Energy-based magneto-mechanical model for electrical steel sheets

Within this dissertation an energy-based model for magneto-mechanical coupling in electrical steels has been developed, studied and implemented in finite element software. The method introduces a novel way of explicitly solving magnetic and mechanical fields. Starting from the knowledge of the dependence of magnetostriction on stress and magnetic field, and of the dependence of the magnetic field on the stress, a Helmholtz free energy is presented. The material constitutive equations are explicitly written. The parameters of the model are identified experimentally from a modified Epstein frame. This setup allows stressing a pack of electrical steel sheets and measuring the magnetostriction and B-H curves under pre-stresses. The resulting strains are acquired with a piezo-electric force transducer. The measurements are compared with data obtained from a vertical yoke system at no pre-stress with strain gauges and discussed. The method is then applied to study magneto-mechanical coupling in radial-flux rotating electrical machines. A test device is studied; it consists of a stack of round electrical steel sheets assembled with windings wound to obtain a magnetic flux density as in real electrical machines. This one enables the coupled method to be verified when there is no air gap. The last device is a sample machine wound in the same way as an asynchronous machine used for studying losses. Its advantage is that there is no outer frame that would prevent the placement of accelerometers for measuring the acceleration of the iron yoke when excited.

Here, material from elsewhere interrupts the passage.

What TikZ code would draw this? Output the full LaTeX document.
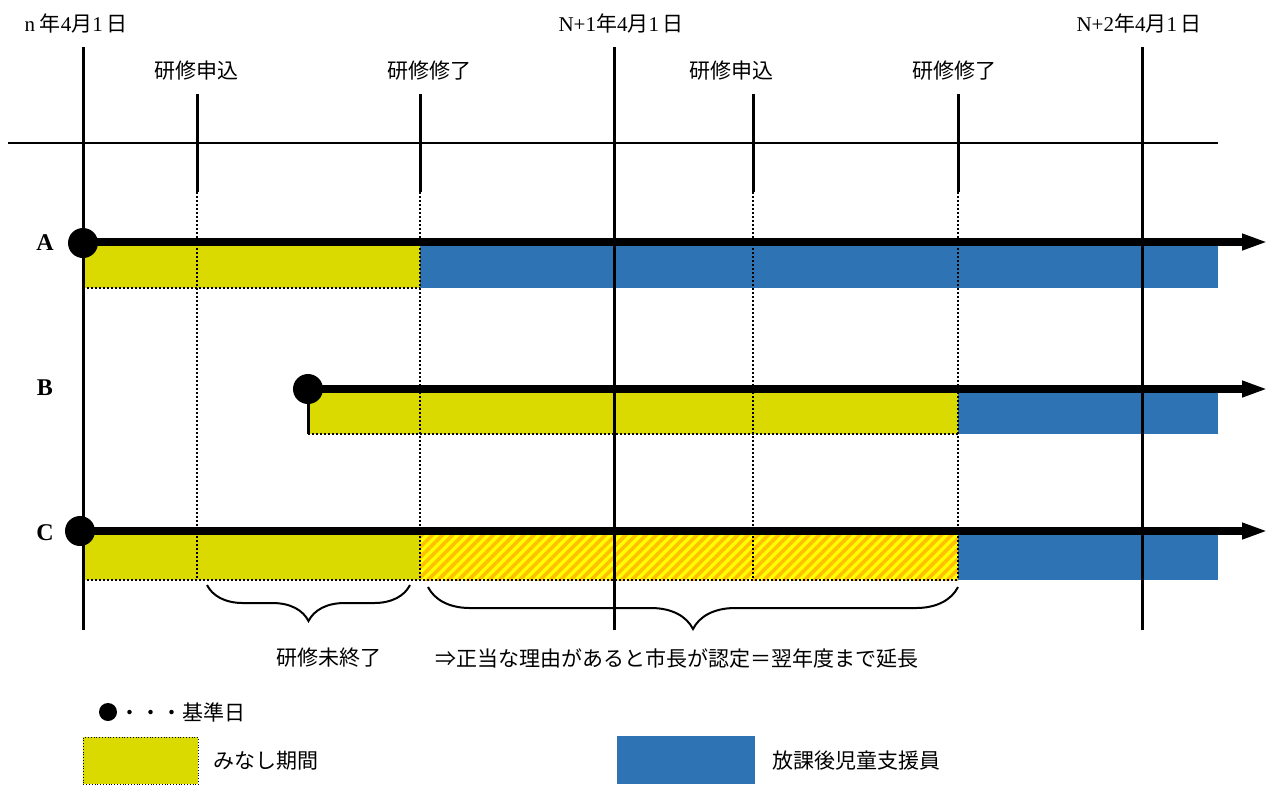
\documentclass[tikz,border=0pt]{standalone}
\usepackage{fontspec}
\setmainfont{Liberation Serif}
\newfontfamily\jp{Noto Sans CJK JP}
\usetikzlibrary{arrows.meta,positioning,patterns.meta,decorations.pathreplacing}
\definecolor{minashi}{RGB}{218,218,0}
\definecolor{shienin}{RGB}{46,116,181}
\definecolor{hatchY}{RGB}{255,255,0}
\definecolor{hatchO}{RGB}{255,192,0}

\begin{document}
\begin{tikzpicture}[x=0.5pt, y=-0.5pt, >=Latex, font=\jp\fontsize{10.5}{12}\selectfont]
\tikzstyle{yearline}=[line width=1.5pt]
\tikzstyle{guide}=[line width=1pt, densely dotted]
\tikzstyle{life}=[line width=4pt, -{Triangle[length=13pt,width=7.5pt]}]
\tikzstyle{refdot}=[circle, fill, inner sep=0pt, minimum size=15pt]
\tikzstyle{rowlab}=[font=\rmfamily\bfseries\fontsize{12}{14}\selectfont]
\tikzstyle{minashibar}=[fill=minashi]
\tikzstyle{shieninbar}=[fill=shienin]
\tikzstyle{enchobar}=[pattern={Lines[angle=45,distance=3.6pt,line width=1.8pt]}, pattern color=hatchO]
\tikzstyle{brc}=[decorate, line width=1pt]
\useasboundingbox (0,0) rectangle (1288,784);

% bars
\fill[minashibar] (83,246) rectangle (420,288);
\fill[shieninbar] (420,246) rectangle (1218,288);
\fill[minashibar] (308,393) rectangle (958,434);
\fill[shieninbar] (958,393) rectangle (1218,434);
\fill[minashibar] (83,535) rectangle (420,580);
\fill[hatchY] (420,535) rectangle (958,580);
\fill[enchobar] (420,535) rectangle (958,580);
\fill[shieninbar] (958,535) rectangle (1218,580);
\draw[guide] (83,288) -- (420,288);
\draw[guide] (308,434) -- (958,434);
\draw[guide] (83,580) -- (958,580);

% axis and year lines
\draw[line width=1.4pt] (8,143) -- (1218,143);
\foreach \x in {83,614,1142}
  \draw[yearline] (\x,47) -- (\x,630);
\foreach \x in {197,420,753,958} {
  \draw[yearline] (\x,94) -- (\x,192);
  \draw[guide] (\x,192) -- (\x,580);
}

% labels
\node (d0) at (76,23) {{\rmfamily n} 年{\rmfamily 4}月{\rmfamily 1}\,日};
\node (d1) at (621,23) {{\rmfamily N+1}年{\rmfamily 4}月{\rmfamily 1}\,日};
\node (d2) at (1139,23) {{\rmfamily N+2}年{\rmfamily 4}月{\rmfamily 1}\,日};
\node (app1) at (196,71) {研修申込};
\node (fin1) at (429,71) {研修修了};
\node (app2) at (731,71) {研修申込};
\node (fin2) at (954,71) {研修修了};

% rows
\node[rowlab] (labA) at (45,243) {A};
\node[rowlab] (labB) at (45,388) {B};
\node[rowlab] (labC) at (45,533) {C};
\node[refdot] (dotA) at (83,243) {};
\node[refdot] (dotB) at (308,389) {};
\node[refdot] (dotC) at (80,531) {};
\coordinate (endA) at (1268,242);
\coordinate (endB) at (1268,389);
\coordinate (endC) at (1268,531);
\draw[life] (dotA.center |- endA) -- (endA);
\draw[life] (dotB.center) -- (endB);
\draw[life] (dotC.center) -- (endC);
\draw[yearline] (dotB.center) -- (308,434);

% braces
\draw[brc, decoration={brace, mirror, amplitude=18pt}] (207,585) -- (410,585);
\draw[brc, decoration={brace, mirror, amplitude=21pt}] (428,587) -- (958,587);
\node (mishu) at (329,658) {研修未終了};
\node[anchor=west, inner sep=0pt] (encho) at (435,658) {⇒正当な理由があると市長が認定＝翌年度まで延長};

% legend
\node[refdot, minimum size=9pt] (keydot) at (108,712) {};
\node[anchor=west, inner sep=0pt] (keydottxt) at (119,712) {・・・基準日};
\node[draw, densely dotted, fill=minashi, minimum width=57.5pt, minimum height=23.5pt, inner sep=0pt, anchor=north west] (keyminashi) at (83,737) {};
\node[right=7pt of keyminashi, inner sep=0pt] (keyminashitxt) {みなし期間};
\node[fill=shienin, minimum width=69pt, minimum height=24pt, inner sep=0pt, anchor=north west] (keyshien) at (617,736) {};
\node[right=8pt of keyshien, inner sep=0pt] (keyshientxt) {放課後児童支援員};
\end{tikzpicture}
\end{document}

The validity of the model for real electrical machines is verified by the good agreement between those measurements show good agreement with the computed results. The method appeared to be suitable and robust for the computation of displacements in rotating electrical machines. The tangential and radial displacements on the teeth of stators are obtained from the method. The influences of magnetic forces on the structures are studied and quantified.